Exercise aim:
Beginning with the opening line of the entries, return every line through the one containing "dmf = [0.2, 0.35]", both included, and nothing else. Omit pictures.

— START Information given —

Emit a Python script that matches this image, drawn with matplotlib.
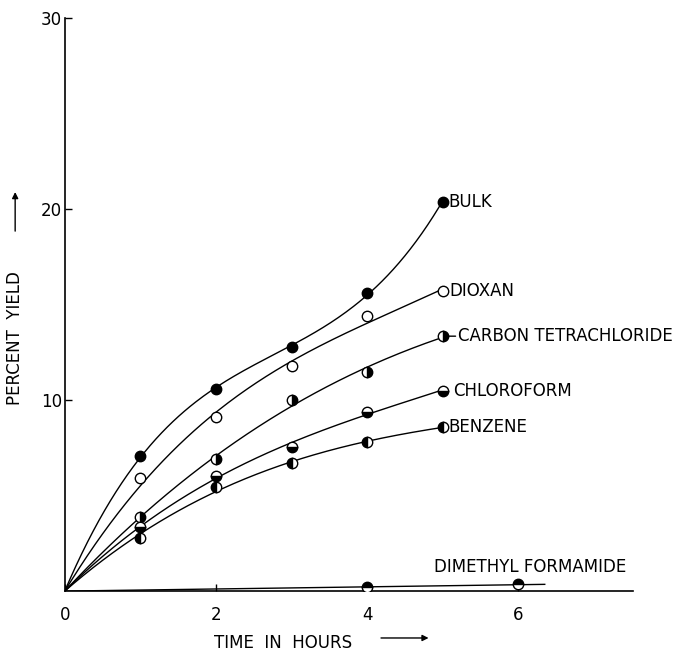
import numpy as np
import matplotlib
matplotlib.use("Agg")
import matplotlib.pyplot as plt

# hours and percent yield
hours = [1, 2, 3, 4, 5]
bulk = [7.1, 10.6, 12.8, 15.6, 20.4]
dioxan = [5.9, 9.1, 11.8, 14.4, 15.7]
carbon_tet = [3.9, 6.9, 10.0, 11.5, 13.35]
chloroform = [3.35, 6.05, 7.55, 9.4, 10.5]
benzene = [2.8, 5.45, 6.7, 7.8, 8.6]
dmf_hours = [4, 6]
dmf = [0.2, 0.35]

x_ticks = [0, 2, 4, 6]
y_ticks = [10, 20, 30]

series = [
    ("BULK", bulk, "full", 0.08),
    ("DIOXAN", dioxan, "none", 0.09),
    ("CARBON TETRACHLORIDE", carbon_tet, "right", 0.2),
    ("CHLOROFORM", chloroform, "bottom", 0.14),
    ("BENZENE", benzene, "left", 0.08),
]


def smooth_through_origin(x, y, x_end, deg=3):
    """ least squares polynomial without constant term, so it starts at 0 """
    x = np.asarray(x, float)
    A = np.column_stack([x ** k for k in range(1, deg + 1)])
    coef = np.linalg.lstsq(A, np.asarray(y, float), rcond=None)[0]
    xs = np.linspace(0, x_end, 200)
    ys = sum(c * xs ** (k + 1) for k, c in enumerate(coef))
    return xs, ys


fig = plt.figure(figsize=(6.89, 6.51), dpi=100)
ax = fig.add_axes([0.094, 0.092, 0.825, 0.88])
ax.set_xlim(0, 7.52)
ax.set_ylim(0, 30)

for name, vals, fill, off in series:
    xs, ys = smooth_through_origin(hours, vals, hours[-1])
    ax.plot(xs, ys, color="black", lw=1.0)
    mk, = ax.plot(hours, vals, ls="none", marker="o", ms=7.5, mec="black",
                  mfc="black", mfcalt="white", fillstyle=fill, mew=1.0, zorder=3)
    if fill == "none":
        mk.set_fillstyle("full")
        mk.set_markerfacecolor("white")
    tx = hours[-1] + off
    ax.text(tx, vals[-1], name, fontsize=12, va="center", ha="left")
    if name == "CARBON TETRACHLORIDE":
        ax.annotate("", xy=(hours[-1] + 0.08, vals[-1]), xytext=(tx - 0.03, vals[-1]),
                    arrowprops=dict(arrowstyle="-", lw=1.0, shrinkA=0, shrinkB=0))

# dimethyl formamide: nearly flat line
slope = np.dot(dmf_hours, dmf) / np.dot(dmf_hours, dmf_hours)
xs = np.linspace(0, 6.35, 50)
ax.plot(xs, slope * xs, color="black", lw=1.0)
ax.plot(dmf_hours, dmf, ls="none", marker="o", ms=7.5, mec="black", mfc="black",
        mfcalt="white", fillstyle="top", mew=1.0, zorder=3)
ax.text(4.88, 1.25, "DIMETHYL FORMAMIDE", fontsize=12, va="center", ha="left",
        clip_on=False)

for s in ["top", "right"]:
    ax.spines[s].set_visible(False)
for s in ["left", "bottom"]:
    ax.spines[s].set_linewidth(1.2)

ax.set_xticks(x_ticks)
ax.set_yticks(y_ticks)
ax.tick_params(axis="both", direction="in", length=5, width=1.0, labelsize=12)
ax.tick_params(axis="y", pad=2)
ax.tick_params(axis="x", pad=11)

fig.text(0.411, 0.0125, "TIME  IN  HOURS", fontsize=12, ha="center", va="center")
ax.annotate("", xy=(0.622, 0.02), xycoords="figure fraction",
            xytext=(0.553, 0.02), textcoords="figure fraction",
            arrowprops=dict(arrowstyle="-|>", lw=1.0, color="black",
                            mutation_scale=9, shrinkA=0, shrinkB=0))

fig.text(0.022, 0.48, "PERCENT  YIELD", fontsize=12, rotation=90,
         ha="center", va="center")
ax.annotate("", xy=(0.022, 0.705), xycoords="figure fraction",
            xytext=(0.022, 0.645), textcoords="figure fraction",
            arrowprops=dict(arrowstyle="-|>", lw=1.0, color="black",
                            mutation_scale=9, shrinkA=0, shrinkB=0))

fig.savefig("out.png", dpi=100)
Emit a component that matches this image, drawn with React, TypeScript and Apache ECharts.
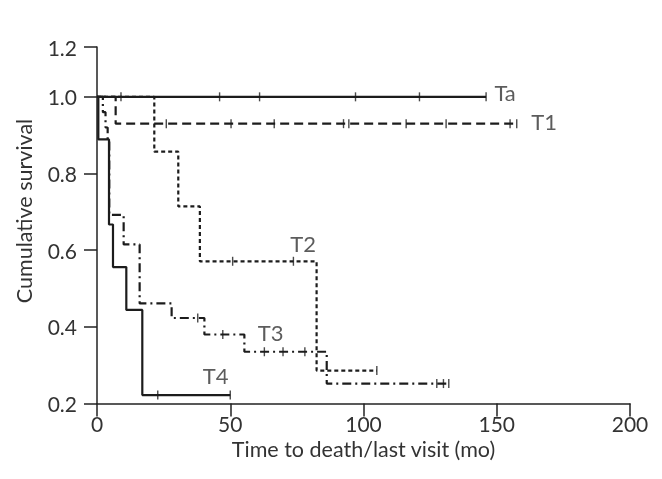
import React, { useEffect, useRef } from "react";
import * as echarts from "echarts";

// Kaplan-Meier curves: [time (mo), cumulative survival]
const curveTa: number[][] = [[0, 1.0], [146, 1.0]];
const curveT1: number[][] = [[0, 1.0], [7, 0.93], [157.5, 0.93]];
const curveT2: number[][] = [[0, 1.0], [21.5, 0.857], [30.5, 0.714], [38.6, 0.571], [82.4, 0.286], [105, 0.286]];
const curveT3: number[][] = [
  [0, 1.0], [2.2, 0.96], [3.2, 0.92], [4.0, 0.885], [4.6, 0.692], [10, 0.615], [16, 0.461],
  [28, 0.423], [40.3, 0.38], [55.3, 0.335], [86.2, 0.252], [132.5, 0.252],
];
const curveT4: number[][] = [[0, 1.0], [0.5, 0.889], [4.5, 0.667], [6, 0.556], [11, 0.444], [17, 0.222], [50, 0.222]];

// censored observations
const censorTa: number[][] = [[9, 1.0], [46, 1.0], [61, 1.0], [97, 1.0], [121, 1.0], [146, 1.0]];
const censorT1: number[][] = [[26, 0.93], [50.3, 0.93], [66.5, 0.93], [92.5, 0.93], [94.5, 0.93], [116, 0.93], [131, 0.93], [155, 0.93], [157.5, 0.93]];
const censorT2: number[][] = [[50.9, 0.571], [73.7, 0.571], [105, 0.286]];
const censorT3: number[][] = [[37.8, 0.423], [47.2, 0.38], [62.8, 0.335], [69.8, 0.335], [78, 0.335], [127.5, 0.252], [130, 0.252], [132, 0.252]];
const censorT4: number[][] = [[22.8, 0.222], [50, 0.222]];

// curve labels: [time, survival, name]
const curveLabels: (number | string)[][] = [
  [149.3, 1.01, "Ta"],
  [163.1, 0.935, "T1"],
  [72.7, 0.617, "T2"],
  [60.5, 0.383, "T3"],
  [39.9, 0.271, "T4"],
];

const xTicks = [0, 50, 100, 150, 200];
const yTickLabels = ["0.2", "0.4", "0.6", "0.8", "1.0", "1.2"];

const INK = "#1c1c1c";
const TEXT = "#333333";
const FONT = "Lato, 'Open Sans', sans-serif";

export default function App() {
  const ref = useRef<HTMLDivElement>(null);
  useEffect(() => {
    if (!ref.current) return;
    const chart = echarts.init(ref.current, null, { renderer: "svg" });
    const lineSeries = (name: string, data: number[][], type: any) => ({
      name,
      type: "line",
      step: "end",
      data,
      symbol: "none",
      lineStyle: { color: INK, width: 2.2, type },
      silent: true,
      z: 2,
    });
    const censorSeries = (data: number[][]) => ({
      type: "scatter",
      data,
      symbol: "rect",
      symbolSize: [1.4, 9],
      itemStyle: { color: INK },
      silent: true,
      z: 3,
    });
    chart.setOption({
      animation: false,
      grid: { left: 97, right: 32, top: 47, bottom: 75.5, containLabel: false },
      xAxis: {
        type: "value",
        min: xTicks[0],
        max: xTicks[xTicks.length - 1],
        interval: xTicks[1] - xTicks[0],
        name: "Time to death/last visit (mo)",
        nameLocation: "middle",
        nameGap: 31,
        nameTextStyle: { color: TEXT, fontSize: 21.5, fontFamily: FONT },
        axisLine: { lineStyle: { color: "#222", width: 1.5 } },
        axisTick: { length: 13, lineStyle: { color: "#222", width: 1.5 } },
        axisLabel: { color: TEXT, fontSize: 21, fontFamily: FONT, margin: 9 },
        splitLine: { show: false },
      },
      yAxis: {
        type: "value",
        min: 0.2,
        max: 1.13,
        interval: 0.2,
        axisLine: { show: true, lineStyle: { color: "#222", width: 1.5 } },
        axisTick: { show: true, length: 13, lineStyle: { color: "#222", width: 1.5 } },
        axisLabel: {
          color: TEXT,
          fontSize: 21,
          fontFamily: FONT,
          margin: 20,
          formatter: (v: number, i: number) => yTickLabels[i] ?? v.toFixed(1),
        },
        splitLine: { show: false },
      },
      graphic: [
        {
          type: "text",
          x: 24,
          y: 211,
          rotation: Math.PI / 2,
          style: {
            text: "Cumulative survival",
            fill: TEXT,
            fontSize: 21.5,
            fontFamily: FONT,
            textAlign: "center",
            textVerticalAlign: "middle",
          },
        },
      ],
      series: [
        lineSeries("Ta", curveTa, "solid"),
        lineSeries("T1", curveT1, [9, 5]),
        lineSeries("T2", curveT2, [4, 3]),
        lineSeries("T3", curveT3, [9, 4, 2, 4]),
        lineSeries("T4", curveT4, "solid"),
        censorSeries(censorTa),
        censorSeries(censorT1),
        censorSeries(censorT2),
        censorSeries(censorT3),
        censorSeries(censorT4),
        {
          type: "scatter",
          data: curveLabels.map((d) => ({ value: [d[0], d[1]], name: d[2] })),
          symbolSize: 1,
          itemStyle: { color: "transparent" },
          label: {
            show: true,
            formatter: (p: any) => p.name,
            position: [0, 0],
            align: "left",
            verticalAlign: "middle",
            color: TEXT,
            fontSize: 22,
            fontFamily: FONT,
          },
          silent: true,
          z: 4,
        },
      ],
    });
    return () => chart.dispose();
  }, []);
  return <div ref={ref} style={{ position: "fixed", left: 0, top: 0, width: 662, height: 479 }} />;
}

— END Information given —

Problem solution:
Emit a Python script that matches this image, drawn with matplotlib.
import numpy as np
import matplotlib
matplotlib.use("Agg")
import matplotlib.pyplot as plt

# hours and percent yield
hours = [1, 2, 3, 4, 5]
bulk = [7.1, 10.6, 12.8, 15.6, 20.4]
dioxan = [5.9, 9.1, 11.8, 14.4, 15.7]
carbon_tet = [3.9, 6.9, 10.0, 11.5, 13.35]
chloroform = [3.35, 6.05, 7.55, 9.4, 10.5]
benzene = [2.8, 5.45, 6.7, 7.8, 8.6]
dmf_hours = [4, 6]
dmf = [0.2, 0.35]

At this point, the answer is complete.